Believing in the adage "waste not, want not,"낭비하지않으면 부족함이 없다. she wrote about all her experiences, providing New Age homesteaders with 10- and 20-year projects leading toward "the good life."

"The Maple Sugar Book," which she wrote with her husband and which was published by Schocken in 1950, told not only of the art and history of sugaring but also of the practical details of sugar making.

Another primer, "Building and Using Our Sun-Heated Greenhouse," published in 1971 by Dutton and now out of print, told of how to grow vegetables year-round in New England without artificial heating.

 

Among the books that Mrs. Nearing wrote alone were "Wise Words on the Good Life" (Schocken, 1983) and "Simple Food for the Good Life" (Stillpoint, 1983), which she described as "an anti-cooking book that advocates fresh raw foods and minimal cooking."

Her latest work, to be published this month by Tilbury House, "Light on Aging and Dying," is a collection of quotations inspired by the death of her husband 12 years ago.

 

Mrs. Nearing, who was born in Ridgewood, N.J., graduated from Ridgewood High School, then traveled extensively aboard, studying the violin, which she gave up for gardening when she married Mr. Nearing.

 

The Nearings began their long journey in search of the good life in 1932, when Mr. Nearing, a professor of economics, left the academic world and moved far away from New York City and the Depression to the wilderness of Vermont, where they built their first farm.

Twenty years later, feeling crowded by a nearby ski lift and growing tourism, they headed for Maine.

They kept a car and a pickup truck but permitted no machines on the farm that were not run by human or animal power.

 

According to the Nearings' wishes, an education and retreat center is to be established on Forest Farm after their deaths. The nonprofit center, to be called the Good Life Center, is to be administered and financed in part by the Trust for Public Land of Boston, an organization that preserves rural sites and crafts.

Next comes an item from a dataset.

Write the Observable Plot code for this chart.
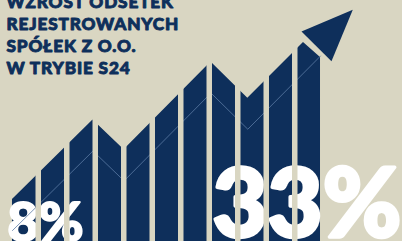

The Social Science Institute, formed in 1953 to print political and economic pamphlets written by Mr. Nearing, will become part of the Good Life Center.

 

Mrs. Nearing is survived by a sister, Alice Vaughan of Dorset, Vt.; a niece, Barbara Tuttle, and a nephew, C. B. Vaughan, both of Dorset, and a stepson, Robert Nearing of Troy, Pa.

A memorial service will be held at 2 P.M. on Sunday, Oct. 1, at the Brookville Community Center in South Brookville, Me.